Now, we were going to do a Cybershow episode on drug dealers who accept Google and Apple pay, but shelved it because frankly I'm out of my depth journalistically and can't protect sources or navigate the risks of side effects. But it happens, and those companies collude (because it must be bloody obvious from the data).

Meanwhile I think the front line is dispelling the "convenience myth". Convenience is such a dirty and dishonest word that most-times stands in for "something that makes me feel good". In reality I can pay cash for a round of drinks and tip the barmaid before my mates have got their phones out their pockets.


> - you take that cash immediately to a vending machine or supermarket auto-checkout that takes notes.

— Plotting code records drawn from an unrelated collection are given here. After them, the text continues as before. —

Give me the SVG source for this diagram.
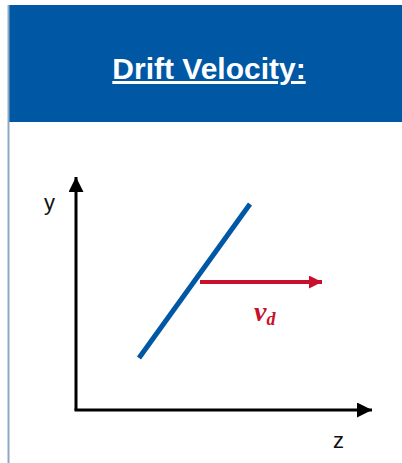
<svg xmlns="http://www.w3.org/2000/svg" width="402" height="463" viewBox="0 0 402 463">
<style>
.axis{stroke:#000;stroke-width:3;fill:none}
.lbl{font-family:"Liberation Sans",Arial,sans-serif;font-size:22px;fill:#111}
</style>
<defs>
<marker id="ah" viewBox="0 0 10 10" refX="10" refY="5" markerUnits="userSpaceOnUse" markerWidth="16" markerHeight="15" orient="auto"><path d="M0,0 L10,5 L0,10 z" fill="#000"/></marker>
<marker id="ahr" viewBox="0 0 10 10" refX="10" refY="5" markerUnits="userSpaceOnUse" markerWidth="14" markerHeight="13" orient="auto"><path d="M0,0 L10,5 L0,10 z" fill="#c8102e"/></marker>
</defs>
<rect width="402" height="463" fill="#fff"/>
<g id="header">
<rect x="8" y="5" width="394" height="117" fill="#0057a4"/>
<text x="209" y="79" text-anchor="middle" font-family="Liberation Sans,Arial,sans-serif" font-weight="bold" font-size="30" fill="#fff" text-decoration="underline">Drift Velocity:</text>
</g>
<line x1="8.5" y1="5" x2="8.5" y2="463" stroke="#8aa9c6" stroke-width="2"/>
<g id="connectors">
<line class="axis" x1="76" y1="410" x2="76" y2="177" marker-end="url(#ah)"/>
<line class="axis" x1="74.5" y1="410" x2="372" y2="410" marker-end="url(#ah)"/>
<line x1="139" y1="358" x2="250" y2="204" stroke="#0057a4" stroke-width="5"/>
<line x1="200" y1="282" x2="322" y2="282" stroke="#c8102e" stroke-width="4" marker-end="url(#ahr)"/>
</g>
<g id="labels">
<text class="lbl" x="44" y="210">y</text>
<text class="lbl" x="333" y="448">z</text>
<text x="254" y="321" font-family="Liberation Serif,Times New Roman,serif" font-style="italic" font-weight="bold" font-size="28" fill="#c8102e">v<tspan font-size="18" dy="4">d</tspan></text>
</g>
</svg>
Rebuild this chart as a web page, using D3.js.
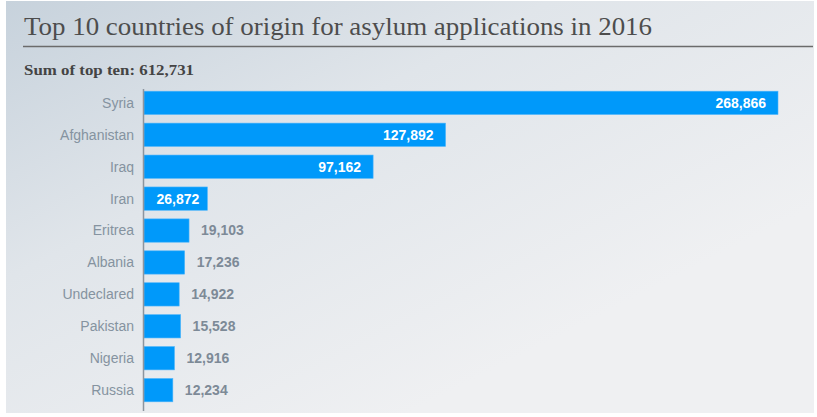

The machine scans all notes it ingests and can match them to timings and purchase details.

I can tell you they don't do that, at least for the systems I know in Europe. And for manual systems obviously the cashier doesn't record serials and match them to transactions.


I'd love to hear more about what you know about the systems you've examined or designed. PM me at cybershow.uk and we might do an episode and bring in some other engineers too.

Specifically can you prove (or give compelling anecdotes why) the linear CCD array used to determine the legitimacy of the note cannot, on internet connected machines, retain and store that scan? I know that's a tall order, because I'm asking a negative.


I haven't designed such a system and as you say I can't really prove anything, but the embedded software I worked on just didn't record anything like that. Of course one can always imagine a secret government firmware or whatever, it's just highly unlikely IMO.

The most obvious proof I'd say is that there is no law mandating this, so nobody is going to bother doing it just for fun.


How about money counting machines? Medium and bigger shops probably have those and if not they probably at least every few days bring cash to bank to deposit on their account.

Remember supposedly most printers were printing some semi invisible serial codes - for tracking whistleblowers and leaks.

Probably cannot easily prove that ATM or money counter machines manufactures are not doing something similar.


Money counting machines do it by weight. They're certainly not scanning and recording the serial numbers.


Because it's basically no resources. If they're not doing it now, they'll be doing it in a few years, and if not banned, selling the data.

It's literally adding a 50 cent camera to a cash register.


where do you set up the camera to track the serial numbers and the person's identity that they're being given to?


why would the person I'm responding to say such a thing?